Reighard passed for 145 yards and rushed for a fourth-quarter touchdown for Seneca Valley, which will host Urbana in Friday’s region final. The Hawks upset top-seeded Damascus, 24-23, in overtime.
“It opened things up once we got Calvin back in there,” Kim said. “We were able to go back to our offense, doing the things that have worked for us all season.”
Seneca Valley (10-1) hadn’t allowed much defensively until North Hagerstown hit for a 73-yard touchdown pass in the middle of the fourth quarter to cut its deficit to one score. The Hubs drove into Screamin’ Eagles territory on their final possession, but senior Jamir Wilson jumped a curl route for an interception, sealing the victory.

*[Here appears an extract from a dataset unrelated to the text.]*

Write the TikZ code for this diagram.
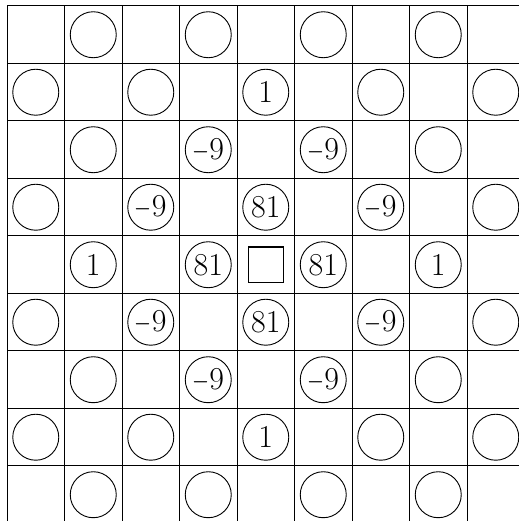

Senior James Jones-Williams, Seneca Valley’s leading rusher, missed last week’s win over Watkins Mill with a hamstring injury and did not see action against North Hagerstown until playing a few snaps at linebacker on the team’s final defensive drive.
“They had us on the ropes, there’s no doubt about that,” Kim said. “But we’ve been in those situations before. When they were driving, it didn’t affect our kids at all. They rose to the challenge.” ...
After a perfect regular season, top-seeded Damascus saw its playoff run end abruptly Friday against Urbana. The Swarmin’ Hornets (10-1) rallied from a 16-point hole to force overtime and then scored first in the extra period on senior Caleb Baisden’s 10-yard run, but the Hawks answered back with a touchdown.
Rather than try for the extra point to extend the game, the visitors converted the game-winning two-point conversion on a play action pass play from sophomore Donovan Pannell to senior Brendan Wharton. It is the second straight year the top seed in the region has lost its first playoff game as Seneca Valley fell to eventual state runner-up Thomas Johnson last fall.
Urbana (8-3) will now visit the Screamin’ Eagles in a matchup that Fred Kim called “our ultimate nightmare” because of its family ties.
Kim’s son, J.P., is a sophomore at Urbana who played linebacker and fullback for the Ijamsville school’s junior varsity squad this season. J.P. Kim was called up to varsity for the playoffs. Seneca Valley offensive coordinator Bob Plante’s son Brandon, a junior, plays running back and cornerback for the Hawks.
Cougars’ defense continues to dominate
Quince Orchard’s defense, which gave up just 47 points during the regular season, made another statement in Friday night’s 4A West semifinal win over Bethesda-Chevy Chase. The Cougars held the Barons’ talented run game in check in the 55-13 win, and Clay Shelton-Jones returned an interception 17 yards for a touchdown to blow open a 49-6 halftime lead.
The No. 9 Cougars (10-1) have outscored opponents 295-29 in the past six weeks, a testament not only to the development of an offense led by backup quarterback Matt Choi (213 yards of total offense) and running back Tyrell Williams (92 yards rushing and three touchdowns), but also to a defense that has lived up to its reputation as one of the state’s best.
“I think the other night has been a culmination of what has been occurring the last five or six weeks,” Quince Orchard head coach Dave Mencarini said. “They have been unbelievable…my concern going into (next week’s game against Northwest) is that we haven’t played four quarters of football in a few weeks. And we’re going to have to play four quarters of football to beat a good Northwest team. Obviously I’m very concerned.”
Northwest earned its rematch with Quince Orchard with Friday’s 34-7 win over Churchill. Senior Quarterback Matty Callahan threw for 304 yards and one touchdown and ran for another while his precision on several third and fourth-down conversions in the first half kept Churchill’s defense on the field for long stretches. Replicating that success won’t come easy against a Quince Orchard team that held Callahan to 22-of-43 passing in a 24-10 win over the Jaguars in September. Callahan did account for 224 yards and a touchdown in that game, but Northwest was never in a position to win.
“You look at what he’s done over the course of this season, and his career, the guy doesn’t have to many bad games,” Mencarini said of Callahan. “One, you keep him off the field. And two, you mix up the looks that you give him.”